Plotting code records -
---*---
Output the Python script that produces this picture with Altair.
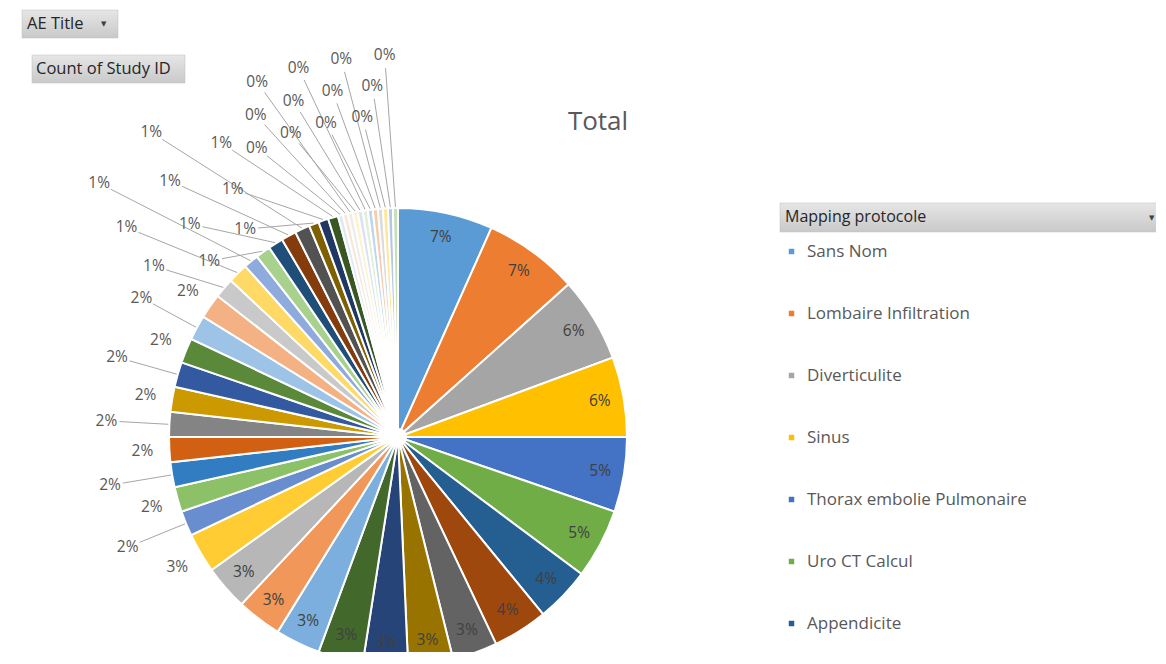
import math
import numpy as np
import pandas as pd
import altair as alt

# ---------------- data ----------------
named = ["Sans Nom", "Lombaire Infiltration", "Diverticulite", "Sinus",
         "Thorax embolie Pulmonaire", "Uro CT Calcul", "Appendicite"]
categories = named + [f"Protocole {i}" for i in range(8, 49)]

counts = [19, 19, 17, 16, 15, 14, 11, 11,
          9, 9, 9, 9, 9, 9, 9, 8,
          5, 5, 5, 5, 5, 5, 5, 5, 5, 5,
          4, 4, 3, 3, 3, 3, 3, 2, 2, 2,
          1, 1, 1, 1, 1, 1, 1, 1, 1, 1, 1, 1]

colors = ["#5B9BD5", "#ED7D31", "#A5A5A5", "#FFC000", "#4472C4", "#70AD47",
          "#255E91", "#9E480E", "#636363", "#997300", "#264478", "#43682B",
          "#7CAFDD", "#F1975A", "#B7B7B7", "#FFCD33", "#698ED0", "#8CC168",
          "#327DC2", "#D26012", "#848484", "#CC9A00", "#335AA1", "#5A8A39",
          "#9DC3E6", "#F4B183", "#C9C9C9", "#FFD966", "#8FAADC", "#A9D18E",
          "#1F4E79", "#843C0C", "#525252", "#7F6000", "#203864", "#385723",
          "#DEEBF7", "#FBE5D6", "#EDEDED", "#FFF2CC", "#DAE3F3", "#E2F0D9",
          "#BDD7EE", "#F8CBAD", "#DBDBDB", "#FFE699", "#B4C7E7", "#C5E0B4"]

# ---------------- layout ----------------
W, H = 1148, 644
CX, CY, R = 390, 429, 229
FONT = "Open Sans"
LBL = 15.5

v = np.array(counts, dtype=float)
T = v.sum()
n = len(v)
cum = np.concatenate([[0], np.cumsum(v)])
t0, t1 = cum[:-1], cum[1:]
mid = (t0 + t1) / 2
ang = mid / T * 2 * np.pi
pct = np.rint(100 * v / T).astype(int)
inside = v >= 9

lab_r = np.full(n, 205.0)
lab_a = ang.copy()
out = np.where(~inside)[0]
g2 = [i for i in out if pct[i] >= 2]
g1 = [i for i in out if pct[i] == 1]
g0 = [i for i in out if pct[i] == 0]
for j, i in enumerate(g2):
    lab_r[i] = [256, 292][j % 2]
a1 = np.radians(np.linspace(305, 329, len(g1)))
for j, i in enumerate(g1):
    lab_a[i] = a1[j]
    lab_r[i] = [298, 343, 392, 258][j % 4]
a0 = np.radians(np.linspace(334, 358, len(g0)))
for j, i in enumerate(g0):
    lab_a[i] = a0[j]
    lab_r[i] = [322, 352, 382][j % 3]

lx = CX + lab_r * np.sin(lab_a)
ly = CY - lab_r * np.cos(lab_a)
ex = CX + (R + 1) * np.sin(ang)
ey = CY - (R + 1) * np.cos(ang)
dist = np.hypot(lx - ex, ly - ey)
ux = (ex - lx) / np.maximum(dist, 1e-6)
uy = (ey - ly) / np.maximum(dist, 1e-6)
qx = lx + 13 * ux
qy = ly + 13 * uy

df = pd.DataFrame({
    "cat": categories, "count": counts, "t0": t0, "t1": t1,
    "lab": [f"{p}%" for p in pct], "lx": lx, "ly": ly,
    "inside": inside, "ex": ex, "ey": ey, "qx": qx, "qy": qy,
    "lead": (~inside) & (dist > 34),
})

xs = alt.Scale(domain=[0, W], range=[0, W])
ys = alt.Scale(domain=[0, H], range=[0, H])
ts = alt.Scale(domain=[0, T], range=[0, 2 * math.pi])

legend = alt.Legend(title=None, orient="none", legendX=775, legendY=235,
                    values=named, symbolType="square", symbolSize=30,
                    symbolStrokeWidth=0, labelFontSize=17, labelFont=FONT,
                    labelColor="#595959", rowPadding=44, labelOffset=7,
                    labelLimit=500, padding=0)

arcs = alt.Chart(df).mark_arc(radius=R, innerRadius=8, stroke="white",
                              strokeWidth=2).encode(
    theta=alt.Theta("t0:Q", scale=ts, stack=False),
    theta2="t1:Q",
    x=alt.value(CX), y=alt.value(CY),
    color=alt.Color("cat:N", scale=alt.Scale(domain=categories, range=colors),
                    legend=legend),
)

leaders = alt.Chart(df).transform_filter("datum.lead").mark_rule(
    color="#A6A6A6", strokeWidth=1).encode(
    x=alt.X("ex:Q", scale=xs, axis=None), y=alt.Y("ey:Q", scale=ys, axis=None),
    x2="qx:Q", y2="qy:Q")

in_labels = alt.Chart(df).transform_filter("datum.inside").mark_text(
    fontSize=LBL, font=FONT, color="#404040", align="center", baseline="middle").encode(
    x=alt.X("lx:Q", scale=xs, axis=None), y=alt.Y("ly:Q", scale=ys, axis=None),
    text="lab:N")

out_labels = alt.Chart(df).transform_filter("!datum.inside").mark_text(
    fontSize=LBL, font=FONT, color="#595959", align="center", baseline="middle").encode(
    x=alt.X("lx:Q", scale=xs, axis=None), y=alt.Y("ly:Q", scale=ys, axis=None),
    text="lab:N")

one = pd.DataFrame({"k": [0]})
grad = alt.LinearGradient(gradient="linear", x1=0, x2=0, y1=0, y2=1,
                          stops=[alt.GradientStop(color="#E6E6E6", offset=0),
                                 alt.GradientStop(color="#C9C9C9", offset=1)])


def box(x0, x1, y0, y1):
    return alt.Chart(one).mark_rect(fill=grad, stroke="#BDBDBD", strokeWidth=0.5).encode(
        x=alt.value(x0), x2=alt.value(x1), y=alt.value(y0), y2=alt.value(y1))


def label(txt, x, y, size=16.5, color="#262626", font=FONT, align="left"):
    return alt.Chart(one).mark_text(text=txt, fontSize=size, font=font, color=color,
                                    align=align, baseline="middle").encode(
        x=alt.value(x), y=alt.value(y))


decor = [
    box(14, 110, 2, 30), label("AE Title", 19, 16),
    label("▼", 93, 16, size=7, font="DejaVu Sans", color="#404040"),
    box(24, 177, 47, 75), label("Count of Study ID", 28, 61),
    box(772, 1152, 195, 224), label("Mapping protocole", 777, 209, size=16),
    label("▼", 1141, 210, size=7, font="DejaVu Sans", color="#404040"),
    label("Total", 590, 114, size=26, color="#595959", align="center"),
]

chart = alt.layer(arcs, leaders, in_labels, out_labels, *decor).properties(
    width=W, height=H, padding=0, autosize=alt.AutoSizeParams(type="none")
).configure_view(strokeWidth=0)

chart.save("out.html", embed_options={"renderer": "svg", "actions": False})
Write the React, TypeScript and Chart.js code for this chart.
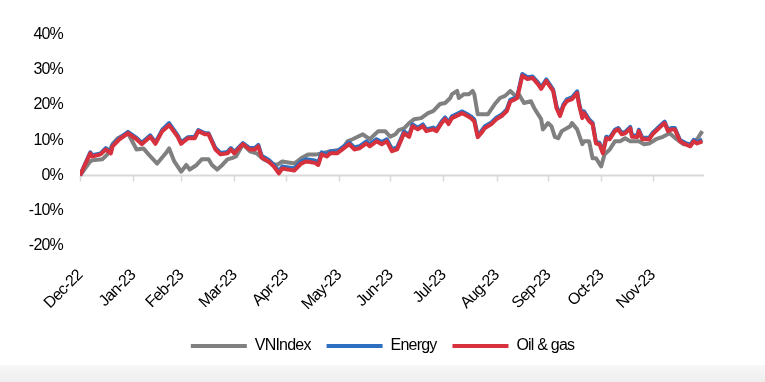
import React, { useEffect, useRef } from "react";
import { Chart, registerables } from "chart.js";

Chart.register(...registerables);

// X axis: days since 30-Dec-2022; ticks at month boundaries
const monthTickDays = [0, 31, 59, 90, 120, 151, 181, 212, 243, 273, 304, 334];
const monthLabels = ["Dec-22", "Jan-23", "Feb-23", "Mar-23", "Apr-23", "May-23", "Jun-23", "Jul-23", "Aug-23", "Sep-23", "Oct-23", "Nov-23"];
const xMaxDay = 364;
const yMin = -20;
const yMax = 40;

// VNIndex (% change)
const vnDays = [0, 6, 7, 13, 16, 19, 22, 28, 33, 37, 40, 45, 50, 52, 55, 59, 62, 64, 68, 71, 75, 77, 80, 83, 86, 89, 91, 95, 99, 103, 107, 112, 115, 118, 125, 129, 133, 138, 141, 146, 153, 156, 159, 165, 169, 174, 178, 181, 184, 186, 189, 192, 195, 199, 203, 206, 210, 213, 216, 217, 220, 221, 224, 227, 229, 230, 232, 235, 238, 242, 245, 248, 251, 254, 256, 259, 263, 265, 269, 270, 273, 275, 277, 279, 281, 286, 287, 290, 293, 294, 297, 299, 301, 304, 306, 309, 312, 315, 318, 321, 323, 326, 329, 332, 336, 340, 344, 348, 352, 356, 360, 363];
const vnValues = [0, 4.0, 4.3, 4.6, 6.0, 8.9, 10.6, 12.0, 7.4, 7.7, 6.0, 3.4, 6.3, 7.7, 4.0, 1.1, 3.0, 1.7, 3.0, 4.6, 4.6, 3.0, 1.7, 3.0, 4.6, 5.0, 5.4, 8.9, 6.9, 6.3, 4.6, 3.4, 3.0, 4.0, 3.4, 4.9, 6.0, 6.0, 6.3, 6.9, 7.4, 9.7, 10.3, 11.7, 10.3, 12.6, 12.6, 11.0, 11.7, 12.9, 13.4, 14.9, 16.0, 16.3, 17.7, 18.3, 20.3, 20.6, 22.0, 23.1, 24.0, 22.0, 23.1, 23.1, 24.0, 23.1, 17.4, 17.4, 17.4, 20.3, 22.0, 22.6, 24.0, 22.6, 23.1, 20.6, 21.1, 19.1, 16.0, 13.1, 14.9, 14.0, 11.0, 10.6, 12.6, 14.0, 14.9, 13.1, 8.9, 9.7, 9.7, 4.9, 4.9, 2.6, 6.0, 7.4, 9.7, 9.7, 10.6, 9.7, 9.7, 9.7, 8.9, 9.1, 10.3, 11.0, 12.0, 10.3, 8.9, 8.9, 10.3, 12.6];

// Energy and Oil & gas (% change), sampled on the same days
const sectorDays = [0, 6, 7, 12, 15, 18, 19, 23, 28, 33, 36, 41, 44, 48, 52, 57, 59, 63, 67, 69, 73, 75, 79, 82, 86, 88, 90, 95, 99, 102, 104, 106, 110, 113, 116, 118, 125, 129, 132, 137, 139, 141, 144, 146, 150, 153, 157, 160, 163, 167, 169, 173, 176, 179, 182, 185, 187, 189, 192, 194, 197, 200, 202, 206, 208, 211, 213, 215, 217, 223, 226, 228, 230, 232, 234, 236, 240, 243, 246, 249, 251, 254, 255, 258, 261, 264, 267, 269, 272, 274, 276, 278, 280, 282, 284, 287, 290, 291, 293, 294, 297, 299, 301, 303, 305, 307, 309, 312, 314, 316, 318, 321, 322, 325, 326, 328, 332, 334, 337, 341, 343, 345, 347, 350, 353, 356, 358, 360, 363];
const energyValues = [0, 6.6, 5.8, 6.3, 7.8, 6.7, 8.7, 10.6, 12.4, 10.7, 9.3, 11.4, 9.4, 13.0, 14.9, 11.4, 9.4, 10.9, 11.0, 12.9, 12.0, 12.0, 7.8, 6.4, 6.7, 7.8, 6.7, 9.2, 7.8, 7.8, 8.7, 5.6, 4.5, 3.1, 1.2, 2.6, 2.0, 4.0, 4.6, 4.3, 3.7, 6.6, 6.1, 6.9, 6.9, 8.0, 9.4, 8.0, 8.3, 9.7, 8.9, 10.3, 9.5, 10.3, 7.5, 8.0, 10.2, 12.5, 11.5, 14.5, 13.6, 14.5, 13.1, 13.6, 13.1, 15.4, 16.5, 15.1, 16.8, 18.2, 17.4, 16.8, 15.9, 11.4, 12.5, 13.9, 15.1, 16.5, 17.3, 18.8, 21.5, 22.1, 22.4, 28.8, 27.9, 28.1, 26.5, 25.0, 27.3, 25.9, 24.4, 19.6, 17.4, 20.2, 21.6, 22.2, 23.9, 20.8, 16.8, 18.2, 15.9, 15.0, 9.5, 9.3, 6.7, 11.0, 10.7, 13.0, 13.5, 12.1, 12.4, 13.8, 11.4, 11.3, 13.0, 10.7, 10.7, 12.1, 13.5, 15.3, 13.0, 13.5, 13.5, 10.1, 9.3, 8.7, 10.1, 9.5, 10.2];
const oilGasValues = [0, 6.3, 5.4, 6.0, 7.4, 6.3, 8.3, 10.3, 12.0, 10.3, 8.9, 11.0, 9.0, 12.6, 14.3, 11.0, 9.0, 10.6, 10.6, 12.6, 11.7, 11.7, 7.4, 6.0, 6.3, 7.4, 6.3, 8.9, 7.4, 7.4, 8.3, 5.1, 4.0, 2.6, 0.6, 2.0, 1.4, 3.4, 4.0, 3.6, 3.0, 6.0, 5.4, 6.3, 6.3, 7.4, 8.9, 7.4, 7.7, 9.1, 8.3, 9.7, 8.9, 9.7, 6.9, 7.4, 9.7, 12.0, 11.0, 14.0, 13.1, 14.0, 12.6, 13.1, 12.6, 14.9, 16.0, 14.6, 16.3, 17.7, 16.9, 16.3, 15.4, 10.9, 12.0, 13.4, 14.6, 16.0, 16.9, 18.3, 21.0, 21.7, 22.0, 28.3, 27.4, 27.7, 26.0, 24.6, 26.9, 25.4, 24.0, 19.1, 16.9, 19.7, 21.1, 21.7, 23.4, 20.3, 16.3, 17.7, 15.4, 14.6, 9.1, 8.9, 6.3, 10.6, 10.3, 12.6, 13.1, 11.7, 12.0, 13.4, 11.0, 10.9, 12.6, 10.3, 10.3, 11.7, 13.1, 14.9, 12.6, 13.1, 13.1, 9.7, 8.9, 8.3, 9.7, 9.1, 9.7];

const FONT_FAMILY = "'Liberation Sans', Arial, sans-serif";
const font = { family: FONT_FAMILY, size: 16 };
const LETTER_SPACING = "-0.8px";

const letterSpacingPlugin = {
  id: "letterSpacing",
  beforeLayout(chart: any) {
    chart.ctx.letterSpacing = LETTER_SPACING;
  },
  beforeDraw(chart: any) {
    chart.ctx.letterSpacing = LETTER_SPACING;
  },
};

const zeroAxisPlugin = {
  id: "zeroAxis",
  beforeDatasetsDraw(chart: any) {
    const { ctx, chartArea, scales } = chart;
    const y = scales.y.getPixelForValue(0);
    ctx.save();
    ctx.strokeStyle = "#d9d9d9";
    ctx.lineWidth = 2;
    ctx.beginPath();
    ctx.moveTo(chartArea.left, y);
    ctx.lineTo(chartArea.right, y);
    ctx.stroke();
    ctx.lineWidth = 1.5;
    ctx.beginPath();
    monthTickDays.forEach((d) => {
      const x = Math.round(scales.x.getPixelForValue(d)) + 0.5;
      ctx.moveTo(x, y);
      ctx.lineTo(x, y + 6);
    });
    ctx.stroke();
    ctx.restore();
  },
};

function toPoints(days: number[], values: number[]) {
  return days.map((d, i) => ({ x: d, y: values[i] }));
}

export default function App() {
  const ref = useRef<HTMLCanvasElement | null>(null);

  useEffect(() => {
    if (!ref.current) return;
    const chart = new Chart(ref.current, {
      type: "line",
      data: {
        datasets: [
          { label: "VNIndex", data: toPoints(vnDays, vnValues), borderColor: "#808080", backgroundColor: "#808080", borderWidth: 4, pointRadius: 0, tension: 0, borderJoinStyle: "round", order: 2 },
          { label: "Energy", data: toPoints(sectorDays, energyValues), borderColor: "#2f6fbf", backgroundColor: "#2f6fbf", borderWidth: 4, pointRadius: 0, tension: 0, borderJoinStyle: "round", order: 1 },
          { label: "Oil & gas", data: toPoints(sectorDays, oilGasValues), borderColor: "#d7313e", backgroundColor: "#d7313e", borderWidth: 4, pointRadius: 0, tension: 0, borderJoinStyle: "round", order: 0 },
        ],
      },
      options: {
        animation: false,
        responsive: true,
        maintainAspectRatio: false,
        layout: { padding: { top: 26, bottom: 10, left: 0, right: 0 } },
        scales: {
          x: {
            type: "linear", min: 0, max: xMaxDay,
            grid: { display: false, drawTicks: false }, border: { display: false },
            afterBuildTicks: (s: any) => { s.ticks = monthTickDays.map((v) => ({ value: v })); },
            afterFit: (s: any) => { s.height = 76; },
            ticks: {
              autoSkip: false, minRotation: 45, maxRotation: 45, padding: 20, font, color: "#000",
              callback: (v: any) => { const i = monthTickDays.indexOf(Number(v)); return i >= 0 ? monthLabels[i] : ""; },
            },
          },
          y: {
            min: yMin, max: yMax,
            grid: { display: false, drawTicks: false }, border: { display: false },
            afterFit: (s: any) => { s.width = 72; },
            ticks: { stepSize: 10, padding: 17, font, color: "#000", callback: (v: any) => `${v}%` },
          },
          y2: {
            position: "right", display: true,
            grid: { display: false, drawTicks: false }, border: { display: false },
            ticks: { display: false },
            afterFit: (s: any) => { s.width = 53; },
          },
        },
        plugins: {
          legend: {
            position: "bottom",
            labels: { usePointStyle: true, pointStyle: "line", pointStyleWidth: 56, padding: 16, font, color: "#000", sort: (a: any, b: any) => a.datasetIndex - b.datasetIndex },
          },
          tooltip: { enabled: false },
        },
      },
      plugins: [letterSpacingPlugin, zeroAxisPlugin],
    } as any);
    return () => chart.destroy();
  }, []);

  return (
    <div>
      <div style={{ position: "relative", width: 749, height: 366 }}>
        <canvas ref={ref} />
      </div>
      <div style={{ position: "fixed", left: 0, right: 0, bottom: 0, height: 17, background: "linear-gradient(#f7f7f7, #eeeeee)" }} />
    </div>
  );
}
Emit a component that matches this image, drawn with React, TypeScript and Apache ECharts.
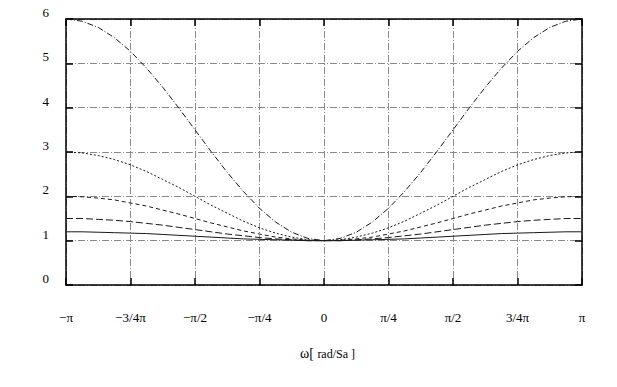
import React, { useEffect, useRef } from "react";
import * as echarts from "echarts";

// x positions in units of pi/4 (from 0 to pi, step pi/16)
const halfX = [0, 0.25, 0.5, 0.75, 1, 1.25, 1.5, 1.75, 2, 2.25, 2.5, 2.75, 3, 3.25, 3.5, 3.75, 4];
// magnitude profiles (from omega = 0 to pi; symmetric)
const curveA = [1, 1.0, 1.01, 1.02, 1.03, 1.04, 1.06, 1.08, 1.1, 1.12, 1.14, 1.16, 1.17, 1.18, 1.19, 1.2, 1.2]; // solid
const curveB = [1, 1.0, 1.02, 1.04, 1.07, 1.11, 1.15, 1.2, 1.25, 1.3, 1.35, 1.39, 1.43, 1.46, 1.48, 1.5, 1.5]; // long dash
const curveC = [1, 1.01, 1.04, 1.08, 1.15, 1.22, 1.31, 1.4, 1.5, 1.6, 1.69, 1.78, 1.85, 1.92, 1.96, 1.99, 2]; // dash
const curveD = [1, 1.02, 1.08, 1.17, 1.29, 1.44, 1.62, 1.8, 2, 2.2, 2.38, 2.56, 2.71, 2.83, 2.92, 2.98, 3]; // dotted
const curveE = [1, 1.05, 1.19, 1.42, 1.73, 2.11, 2.54, 3.01, 3.5, 3.99, 4.46, 4.89, 5.27, 5.58, 5.81, 5.95, 6.0]; // dash-dot

const xTickLabels: Record<string, string> = {
  "-4": "\u2212\u03c0",
  "-3": "\u22123/4\u03c0",
  "-2": "\u2212\u03c0/2",
  "-1": "\u2212\u03c0/4",
  "0": "0",
  "1": "\u03c0/4",
  "2": "\u03c0/2",
  "3": "3/4\u03c0",
  "4": "\u03c0",
};

function mirror(vals: number[]): number[][] {
  const pts: number[][] = [];
  for (let i = halfX.length - 1; i > 0; i--) pts.push([-halfX[i], vals[i]]);
  for (let i = 0; i < halfX.length; i++) pts.push([halfX[i], vals[i]]);
  return pts;
}

const FONT = "'Liberation Serif', 'Times New Roman', serif";

export default function App() {
  const ref = useRef<HTMLDivElement>(null);
  useEffect(() => {
    if (!ref.current) return;
    const chart = echarts.init(ref.current, undefined, { renderer: "svg" });
    const gridLine = { show: true, lineStyle: { color: "#8a8a8a", width: 1, type: [7, 2, 1, 2] as any } };
    const tickStyle = { show: true, inside: true, length: 7, lineStyle: { color: "#000", width: 1.5 } };
    const axisLine = { show: true, onZero: false, lineStyle: { color: "#000", width: 1.5 } };
    const mk = (name: string, vals: number[], type: any) => ({
      name,
      type: "line",
      data: mirror(vals),
      showSymbol: false,
      smooth: false,
      lineStyle: { color: "#1a1a1a", width: 1, type },
      xAxisIndex: 0,
      yAxisIndex: 0,
    });
    chart.setOption({
      animation: false,
      backgroundColor: "#fff",
      grid: { left: 66, right: 35, top: 19, bottom: 102 },
      xAxis: [
        {
          type: "value",
          min: -4,
          max: 4,
          interval: 1,
          position: "bottom",
          axisLine,
          axisTick: tickStyle,
          splitLine: gridLine,
          axisLabel: {
            margin: 26,
            fontFamily: FONT,
            fontSize: 13,
            color: "#000",
            formatter: (v: number) => xTickLabels[String(Math.round(v))] ?? "",
          },
        },
        {
          type: "value",
          min: -4,
          max: 4,
          interval: 1,
          position: "top",
          axisLine,
          axisTick: tickStyle,
          splitLine: { show: false },
          axisLabel: { show: false },
        },
      ],
      yAxis: [
        {
          type: "value",
          min: 0,
          max: 6,
          interval: 1,
          position: "left",
          axisLine,
          axisTick: tickStyle,
          splitLine: gridLine,
          axisLabel: {
            margin: 17,
            fontFamily: FONT,
            fontSize: 13,
            color: "#000",
            verticalAlign: "bottom",
          },
        },
        {
          type: "value",
          min: 0,
          max: 6,
          interval: 1,
          position: "right",
          axisLine,
          axisTick: tickStyle,
          splitLine: { show: false },
          axisLabel: { show: false },
        },
      ],
      graphic: [
        {
          type: "text",
          left: 300,
          top: 346,
          style: {
            text: "{a|\u03c9[ }{b|rad/Sa ]}",
            rich: {
              a: { fontFamily: FONT, fontSize: 14, fill: "#000", verticalAlign: "bottom" },
              b: { fontFamily: FONT, fontSize: 12, fill: "#000", verticalAlign: "bottom", padding: [3, 0, 0, 0] },
            },
          },
        },
      ],
      series: [
        mk("a", curveA, "solid"),
        mk("b", curveB, [7, 3]),
        mk("c", curveC, [4, 3]),
        mk("d", curveD, [2, 2]),
        mk("e", curveE, [6, 2, 1, 2]),
      ],
    });
    return () => chart.dispose();
  }, []);
  return <div ref={ref} style={{ position: "absolute", left: 0, top: 0, width: 617, height: 387 }} />;
}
---*---
Leave out the pictures and give again exactly the lines from the one with "Emit a component" through the one with "import * as", and no others.

Emit a component that matches this image, drawn with React, TypeScript and Apache ECharts.
import React, { useEffect, useRef } from "react";
import * as echarts from "echarts";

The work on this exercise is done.